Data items
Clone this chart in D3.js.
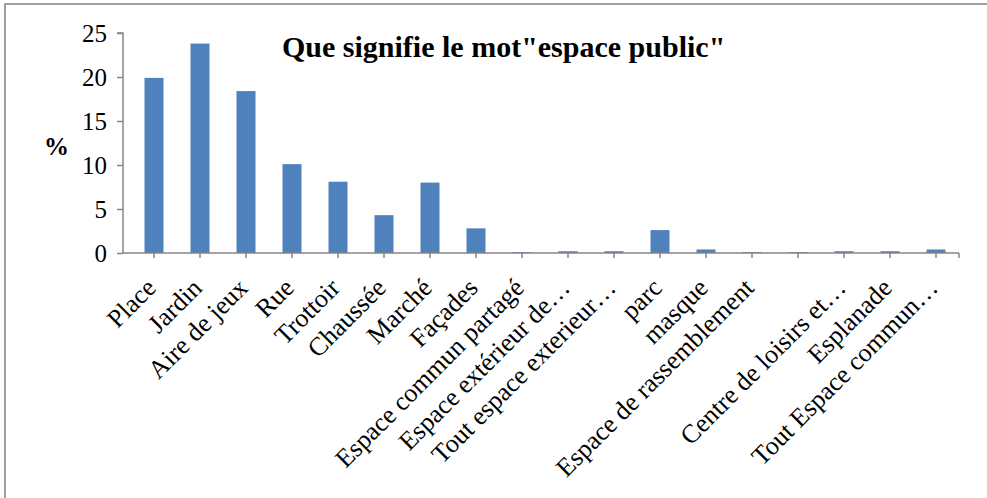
<!DOCTYPE html>
<html><head><meta charset="utf-8">
<script src="https://cdn.jsdelivr.net/npm/d3@7"></script>
<style>body{margin:0;background:#fff}svg{display:block}</style>
</head><body>
<script>
const categories = ["Place","Jardin","Aire de jeux","Rue","Trottoir","Chaussée","Marché","Façades","Espace commun partagé","Espace extérieur de…","Tout espace exterieur…","parc","masque","Espace de rassemblement","","Centre de loisirs et…","Esplanade","Tout Espace commun…"];
const values = [19.9,23.8,18.4,10.1,8.1,4.3,8.0,2.8,0.1,0.2,0.2,2.6,0.4,0.1,0.1,0.2,0.2,0.4];
const yTicks = [0,5,10,15,20,25];
const title = "Que signifie le mot\"espace public\"";
const yLabel = "%";

const W = 987, H = 498;
const svg = d3.select("body").append("svg").attr("width", W).attr("height", H);
const font = "'Liberation Serif','Times New Roman',serif";

svg.append("rect").attr("x",5).attr("y",4).attr("width",990).attr("height",600)
  .attr("fill","none").attr("stroke","#a0a0a0").attr("stroke-width",2);

const x0 = 123, x1 = 959, y0 = 253, yTop = 33;
const step = 46;
const xc = d3.scalePoint().domain(d3.range(categories.length)).range([154, 154 + step*(categories.length-1)]);
const y = d3.scaleLinear().domain([0,25]).range([y0, yTop]);

// bars
svg.append("g").selectAll("rect").data(values).join("rect")
  .attr("x",(d,i)=>xc(i)-9.5).attr("width",19)
  .attr("y",d=>y(d)).attr("height",d=>y0-y(d))
  .attr("fill","#4f81bd");

// y axis
const ya = svg.append("g").attr("transform",`translate(${x0},0)`)
  .call(d3.axisLeft(y).tickValues(yTicks).tickSize(6).tickPadding(10));
ya.attr("font-family",font);
ya.select(".domain").attr("stroke","#868686").attr("stroke-width",1.5).attr("d",`M-6,${yTop}H0V${y0}`);
ya.selectAll(".tick line").attr("stroke","#868686").attr("stroke-width",1.5);
ya.selectAll(".tick text").attr("font-family",font).attr("font-size",25).attr("fill","#000");

// x axis
svg.append("line").attr("x1",x0).attr("x2",x1).attr("y1",y0).attr("y2",y0)
  .attr("stroke","#868686").attr("stroke-width",1.5);
const tickPos = d3.range(categories.length).map(i=>xc(i)).concat([x1]);
svg.append("g").selectAll("line").data(tickPos).join("line")
  .attr("x1",d=>d).attr("x2",d=>d).attr("y1",y0).attr("y2",y0+5)
  .attr("stroke","#868686").attr("stroke-width",1.5);

svg.append("g").selectAll("text").data(categories).join("text")
  .attr("transform",(d,i)=>`translate(${xc(i)-3},${y0+30}) rotate(-45)`)
  .attr("text-anchor","end").attr("dy","0.35em")
  .attr("font-family",font).attr("font-size",26).attr("fill","#000")
  .text(d=>d);

svg.append("text").attr("x",282).attr("y",57).attr("font-family",font)
  .attr("font-weight","bold").attr("font-size",30).attr("fill","#000").text(title);

svg.append("text").attr("x",44).attr("y",155).attr("font-family",font)
  .attr("font-weight","bold").attr("font-size",25).attr("fill","#000").text(yLabel);
</script>
</body></html>
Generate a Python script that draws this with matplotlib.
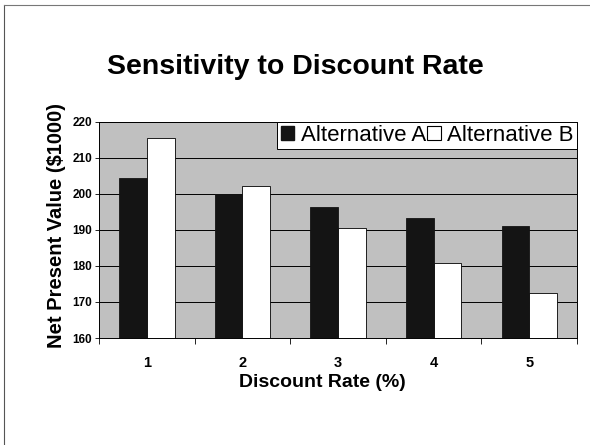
import matplotlib
matplotlib.use("Agg")
import matplotlib.pyplot as plt
import numpy as np
from matplotlib.patches import Patch
from matplotlib.lines import Line2D

categories = ["1", "2", "3", "4", "5"]
alt_a = [204.4, 200.0, 196.3, 193.4, 191.2]
alt_b = [215.6, 202.1, 190.5, 180.7, 172.6]
y_ticks = [160, 170, 180, 190, 200, 210, 220]

plt.rcParams['font.family'] = ['Liberation Sans', 'DejaVu Sans']

fig = plt.figure(figsize=(5.9, 4.45), dpi=100)
ax = fig.add_axes([0.168, 0.2404, 0.81, 0.486])
ax.set_facecolor('#c0c0c0')

x = np.arange(len(categories))
w = 0.29
ax.bar(x - w / 2, alt_a, w, color='#141414', edgecolor='#141414', linewidth=0.6, zorder=3)
ax.bar(x + w / 2, alt_b, w, color='white', edgecolor='black', linewidth=0.6, zorder=3)

ax.set_ylim(160, 220)
ax.set_xlim(-0.5, len(categories) - 0.5)
ax.set_yticks(y_ticks)
ax.set_yticklabels([str(t) for t in y_ticks], fontsize=8.5, fontweight='bold')
ax.set_xticks(x)
ax.set_xticklabels(categories, fontsize=10.5, fontweight='bold')
ax.tick_params(axis='x', which='major', length=0, pad=13)
ax.set_xticks(np.arange(-0.5, len(categories)), minor=True)
ax.tick_params(axis='x', which='minor', length=4, width=0.6, direction='out')
ax.tick_params(axis='y', length=3, width=0.6, direction='out', pad=2)
ax.yaxis.grid(True, color='black', linewidth=0.7, zorder=1)
ax.set_axisbelow(True)
for s in ax.spines.values():
    s.set_linewidth(0.7)

ax.set_xlabel("Discount Rate (%)", fontsize=14, fontweight='bold')
ax.xaxis.set_label_coords(0.467, -0.165)
ax.set_ylabel("Net Present Value ($1000)", fontsize=14.5, fontweight='bold')
ax.yaxis.set_label_coords(-0.07, 0.52)

fig.text(0.5, 0.85, "Sensitivity to Discount Rate", ha='center', va='center',
         fontsize=20.5, fontweight='bold')

handles = [Patch(facecolor='#141414', edgecolor='#141414'),
           Patch(facecolor='white', edgecolor='black', linewidth=0.8)]
leg = ax.legend(handles, ["Alternative A", "Alternative B"], ncol=2, loc='upper right',
                bbox_to_anchor=(1.0, 1.0), fontsize=16, handlelength=0.6, handleheight=0.6,
                handletextpad=0.3, columnspacing=0.05, borderpad=0.15, borderaxespad=0.0,
                fancybox=False, framealpha=1, edgecolor='black')
leg.get_frame().set_linewidth(0.7)
leg.set_zorder(5)

fig.add_artist(Line2D([0.007, 0.007], [0.0, 0.989], transform=fig.transFigure, color='#555555', linewidth=0.8))
fig.add_artist(Line2D([0.007, 1.0], [0.989, 0.989], transform=fig.transFigure, color='#777777', linewidth=0.8))

fig.savefig("out.png", dpi=100)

## What you need to do
Every record above should be transcribed exactly; the pictures stay out of the copy.

## Answer to this task
Clone this chart in D3.js.
<!DOCTYPE html>
<html><head><meta charset="utf-8">
<script src="https://cdn.jsdelivr.net/npm/d3@7"></script>
<style>body{margin:0;background:#fff}svg{display:block}</style>
</head><body>
<script>
const categories = ["Place","Jardin","Aire de jeux","Rue","Trottoir","Chaussée","Marché","Façades","Espace commun partagé","Espace extérieur de…","Tout espace exterieur…","parc","masque","Espace de rassemblement","","Centre de loisirs et…","Esplanade","Tout Espace commun…"];
const values = [19.9,23.8,18.4,10.1,8.1,4.3,8.0,2.8,0.1,0.2,0.2,2.6,0.4,0.1,0.1,0.2,0.2,0.4];
const yTicks = [0,5,10,15,20,25];
const title = "Que signifie le mot\"espace public\"";
const yLabel = "%";

const W = 987, H = 498;
const svg = d3.select("body").append("svg").attr("width", W).attr("height", H);
const font = "'Liberation Serif','Times New Roman',serif";

svg.append("rect").attr("x",5).attr("y",4).attr("width",990).attr("height",600)
  .attr("fill","none").attr("stroke","#a0a0a0").attr("stroke-width",2);

const x0 = 123, x1 = 959, y0 = 253, yTop = 33;
const step = 46;
const xc = d3.scalePoint().domain(d3.range(categories.length)).range([154, 154 + step*(categories.length-1)]);
const y = d3.scaleLinear().domain([0,25]).range([y0, yTop]);

// bars
svg.append("g").selectAll("rect").data(values).join("rect")
  .attr("x",(d,i)=>xc(i)-9.5).attr("width",19)
  .attr("y",d=>y(d)).attr("height",d=>y0-y(d))
  .attr("fill","#4f81bd");

// y axis
const ya = svg.append("g").attr("transform",`translate(${x0},0)`)
  .call(d3.axisLeft(y).tickValues(yTicks).tickSize(6).tickPadding(10));
ya.attr("font-family",font);
ya.select(".domain").attr("stroke","#868686").attr("stroke-width",1.5).attr("d",`M-6,${yTop}H0V${y0}`);
ya.selectAll(".tick line").attr("stroke","#868686").attr("stroke-width",1.5);
ya.selectAll(".tick text").attr("font-family",font).attr("font-size",25).attr("fill","#000");

// x axis
svg.append("line").attr("x1",x0).attr("x2",x1).attr("y1",y0).attr("y2",y0)
  .attr("stroke","#868686").attr("stroke-width",1.5);
const tickPos = d3.range(categories.length).map(i=>xc(i)).concat([x1]);
svg.append("g").selectAll("line").data(tickPos).join("line")
  .attr("x1",d=>d).attr("x2",d=>d).attr("y1",y0).attr("y2",y0+5)
  .attr("stroke","#868686").attr("stroke-width",1.5);

svg.append("g").selectAll("text").data(categories).join("text")
  .attr("transform",(d,i)=>`translate(${xc(i)-3},${y0+30}) rotate(-45)`)
  .attr("text-anchor","end").attr("dy","0.35em")
  .attr("font-family",font).attr("font-size",26).attr("fill","#000")
  .text(d=>d);

svg.append("text").attr("x",282).attr("y",57).attr("font-family",font)
  .attr("font-weight","bold").attr("font-size",30).attr("fill","#000").text(title);

svg.append("text").attr("x",44).attr("y",155).attr("font-family",font)
  .attr("font-weight","bold").attr("font-size",25).attr("fill","#000").text(yLabel);
</script>
</body></html>
Generate a Python script that draws this with matplotlib.
import matplotlib
matplotlib.use("Agg")
import matplotlib.pyplot as plt
import numpy as np
from matplotlib.patches import Patch
from matplotlib.lines import Line2D

categories = ["1", "2", "3", "4", "5"]
alt_a = [204.4, 200.0, 196.3, 193.4, 191.2]
alt_b = [215.6, 202.1, 190.5, 180.7, 172.6]
y_ticks = [160, 170, 180, 190, 200, 210, 220]

plt.rcParams['font.family'] = ['Liberation Sans', 'DejaVu Sans']

fig = plt.figure(figsize=(5.9, 4.45), dpi=100)
ax = fig.add_axes([0.168, 0.2404, 0.81, 0.486])
ax.set_facecolor('#c0c0c0')

x = np.arange(len(categories))
w = 0.29
ax.bar(x - w / 2, alt_a, w, color='#141414', edgecolor='#141414', linewidth=0.6, zorder=3)
ax.bar(x + w / 2, alt_b, w, color='white', edgecolor='black', linewidth=0.6, zorder=3)

ax.set_ylim(160, 220)
ax.set_xlim(-0.5, len(categories) - 0.5)
ax.set_yticks(y_ticks)
ax.set_yticklabels([str(t) for t in y_ticks], fontsize=8.5, fontweight='bold')
ax.set_xticks(x)
ax.set_xticklabels(categories, fontsize=10.5, fontweight='bold')
ax.tick_params(axis='x', which='major', length=0, pad=13)
ax.set_xticks(np.arange(-0.5, len(categories)), minor=True)
ax.tick_params(axis='x', which='minor', length=4, width=0.6, direction='out')
ax.tick_params(axis='y', length=3, width=0.6, direction='out', pad=2)
ax.yaxis.grid(True, color='black', linewidth=0.7, zorder=1)
ax.set_axisbelow(True)
for s in ax.spines.values():
    s.set_linewidth(0.7)

ax.set_xlabel("Discount Rate (%)", fontsize=14, fontweight='bold')
ax.xaxis.set_label_coords(0.467, -0.165)
ax.set_ylabel("Net Present Value ($1000)", fontsize=14.5, fontweight='bold')
ax.yaxis.set_label_coords(-0.07, 0.52)

fig.text(0.5, 0.85, "Sensitivity to Discount Rate", ha='center', va='center',
         fontsize=20.5, fontweight='bold')

handles = [Patch(facecolor='#141414', edgecolor='#141414'),
           Patch(facecolor='white', edgecolor='black', linewidth=0.8)]
leg = ax.legend(handles, ["Alternative A", "Alternative B"], ncol=2, loc='upper right',
                bbox_to_anchor=(1.0, 1.0), fontsize=16, handlelength=0.6, handleheight=0.6,
                handletextpad=0.3, columnspacing=0.05, borderpad=0.15, borderaxespad=0.0,
                fancybox=False, framealpha=1, edgecolor='black')
leg.get_frame().set_linewidth(0.7)
leg.set_zorder(5)

fig.add_artist(Line2D([0.007, 0.007], [0.0, 0.989], transform=fig.transFigure, color='#555555', linewidth=0.8))
fig.add_artist(Line2D([0.007, 1.0], [0.989, 0.989], transform=fig.transFigure, color='#777777', linewidth=0.8))

fig.savefig("out.png", dpi=100)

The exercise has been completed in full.